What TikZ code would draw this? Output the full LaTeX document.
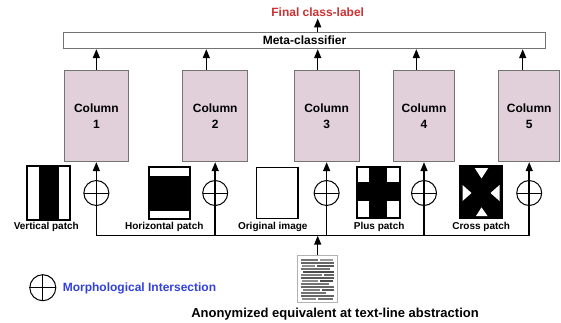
==
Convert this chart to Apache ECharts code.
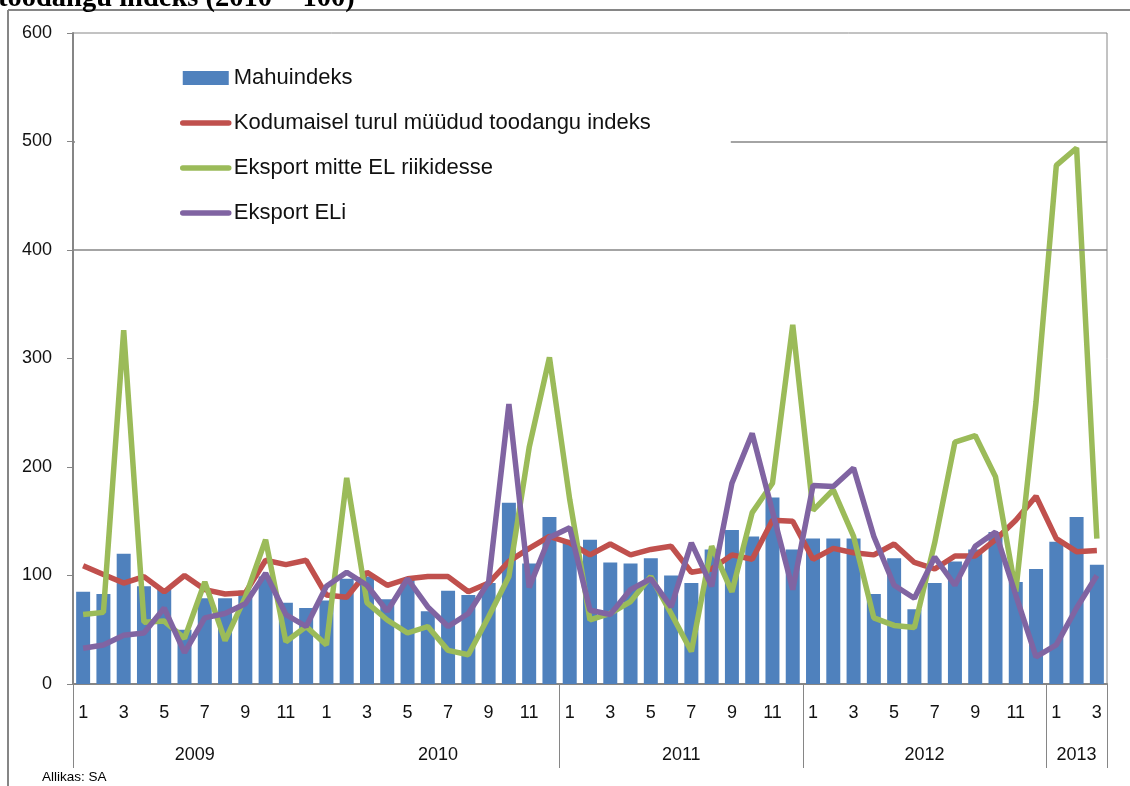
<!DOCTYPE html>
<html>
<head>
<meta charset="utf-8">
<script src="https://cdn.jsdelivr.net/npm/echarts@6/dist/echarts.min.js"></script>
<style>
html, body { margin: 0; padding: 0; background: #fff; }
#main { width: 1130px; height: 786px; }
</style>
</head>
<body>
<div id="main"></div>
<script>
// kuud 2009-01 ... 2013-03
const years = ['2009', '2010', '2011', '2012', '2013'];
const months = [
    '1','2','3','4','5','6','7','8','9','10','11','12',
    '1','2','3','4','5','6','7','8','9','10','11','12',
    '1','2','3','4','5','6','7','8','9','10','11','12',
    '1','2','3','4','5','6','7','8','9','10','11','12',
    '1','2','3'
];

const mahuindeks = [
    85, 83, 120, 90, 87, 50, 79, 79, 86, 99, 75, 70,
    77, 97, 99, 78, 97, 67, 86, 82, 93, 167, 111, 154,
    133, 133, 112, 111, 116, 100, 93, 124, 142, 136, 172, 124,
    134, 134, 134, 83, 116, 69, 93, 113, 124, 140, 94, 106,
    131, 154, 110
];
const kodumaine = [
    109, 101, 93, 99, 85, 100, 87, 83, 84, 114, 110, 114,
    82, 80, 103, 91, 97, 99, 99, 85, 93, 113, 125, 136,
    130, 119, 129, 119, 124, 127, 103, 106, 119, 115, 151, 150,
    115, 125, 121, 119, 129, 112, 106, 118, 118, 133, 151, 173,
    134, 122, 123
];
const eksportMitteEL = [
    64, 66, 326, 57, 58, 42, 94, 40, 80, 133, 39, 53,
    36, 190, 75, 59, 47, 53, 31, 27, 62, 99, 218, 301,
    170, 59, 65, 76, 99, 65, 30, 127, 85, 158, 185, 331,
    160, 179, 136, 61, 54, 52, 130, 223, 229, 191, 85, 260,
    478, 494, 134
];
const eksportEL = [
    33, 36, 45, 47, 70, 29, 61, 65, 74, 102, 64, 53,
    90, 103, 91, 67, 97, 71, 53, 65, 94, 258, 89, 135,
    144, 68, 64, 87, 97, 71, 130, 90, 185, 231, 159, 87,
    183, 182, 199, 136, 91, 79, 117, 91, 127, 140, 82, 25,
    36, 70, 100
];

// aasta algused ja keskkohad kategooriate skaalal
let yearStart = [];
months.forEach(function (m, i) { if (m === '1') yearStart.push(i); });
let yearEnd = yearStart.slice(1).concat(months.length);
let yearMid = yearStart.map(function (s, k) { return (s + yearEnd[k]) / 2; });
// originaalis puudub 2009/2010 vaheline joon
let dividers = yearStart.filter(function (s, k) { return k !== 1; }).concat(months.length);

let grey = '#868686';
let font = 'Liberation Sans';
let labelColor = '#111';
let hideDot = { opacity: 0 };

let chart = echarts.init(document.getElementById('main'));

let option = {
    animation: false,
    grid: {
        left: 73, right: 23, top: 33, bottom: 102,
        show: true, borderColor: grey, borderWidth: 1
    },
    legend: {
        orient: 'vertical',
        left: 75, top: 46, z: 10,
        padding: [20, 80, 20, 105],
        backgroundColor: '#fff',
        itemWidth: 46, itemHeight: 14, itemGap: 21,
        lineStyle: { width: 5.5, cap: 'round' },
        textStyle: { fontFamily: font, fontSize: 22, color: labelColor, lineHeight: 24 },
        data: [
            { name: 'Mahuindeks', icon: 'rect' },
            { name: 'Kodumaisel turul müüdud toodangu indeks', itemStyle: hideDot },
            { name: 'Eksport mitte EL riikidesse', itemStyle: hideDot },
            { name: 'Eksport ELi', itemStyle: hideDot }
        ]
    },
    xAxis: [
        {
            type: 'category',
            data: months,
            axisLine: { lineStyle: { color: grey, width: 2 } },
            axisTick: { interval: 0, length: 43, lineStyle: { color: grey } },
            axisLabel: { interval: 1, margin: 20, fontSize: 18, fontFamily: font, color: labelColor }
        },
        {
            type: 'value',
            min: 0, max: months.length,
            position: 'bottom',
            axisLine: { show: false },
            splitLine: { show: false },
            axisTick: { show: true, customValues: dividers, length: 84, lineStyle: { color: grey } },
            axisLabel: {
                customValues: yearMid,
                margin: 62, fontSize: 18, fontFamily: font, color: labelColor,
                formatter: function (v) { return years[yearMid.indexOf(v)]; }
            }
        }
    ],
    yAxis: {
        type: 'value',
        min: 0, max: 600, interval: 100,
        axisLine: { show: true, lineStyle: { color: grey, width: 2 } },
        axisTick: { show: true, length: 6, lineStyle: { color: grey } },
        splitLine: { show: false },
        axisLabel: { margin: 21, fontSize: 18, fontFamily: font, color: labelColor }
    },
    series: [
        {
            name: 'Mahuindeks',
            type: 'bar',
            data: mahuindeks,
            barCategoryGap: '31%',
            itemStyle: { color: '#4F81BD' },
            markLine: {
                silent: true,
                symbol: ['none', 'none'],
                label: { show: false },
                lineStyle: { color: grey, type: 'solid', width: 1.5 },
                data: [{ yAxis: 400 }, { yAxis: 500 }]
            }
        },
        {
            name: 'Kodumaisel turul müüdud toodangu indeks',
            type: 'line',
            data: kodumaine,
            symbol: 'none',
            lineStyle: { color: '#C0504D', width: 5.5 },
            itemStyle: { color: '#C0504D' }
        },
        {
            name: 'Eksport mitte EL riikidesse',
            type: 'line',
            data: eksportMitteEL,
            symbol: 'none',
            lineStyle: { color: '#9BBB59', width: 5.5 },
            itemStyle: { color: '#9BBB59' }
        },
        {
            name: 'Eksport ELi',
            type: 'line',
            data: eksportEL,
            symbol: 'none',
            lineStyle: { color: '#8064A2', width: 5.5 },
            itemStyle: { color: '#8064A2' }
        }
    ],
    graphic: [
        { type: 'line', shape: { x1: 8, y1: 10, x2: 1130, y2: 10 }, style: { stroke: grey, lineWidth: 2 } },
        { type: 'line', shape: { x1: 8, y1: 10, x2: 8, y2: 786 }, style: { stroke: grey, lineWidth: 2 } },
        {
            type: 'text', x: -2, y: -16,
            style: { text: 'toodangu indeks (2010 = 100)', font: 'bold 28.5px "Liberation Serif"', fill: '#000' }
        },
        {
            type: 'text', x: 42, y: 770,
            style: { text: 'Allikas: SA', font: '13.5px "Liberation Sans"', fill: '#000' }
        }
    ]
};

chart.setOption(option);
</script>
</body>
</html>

- _REQUIREMENT_
Of the lines above, how many contain the string "document"? Only the number is required.

- _THE RESPONSE_
2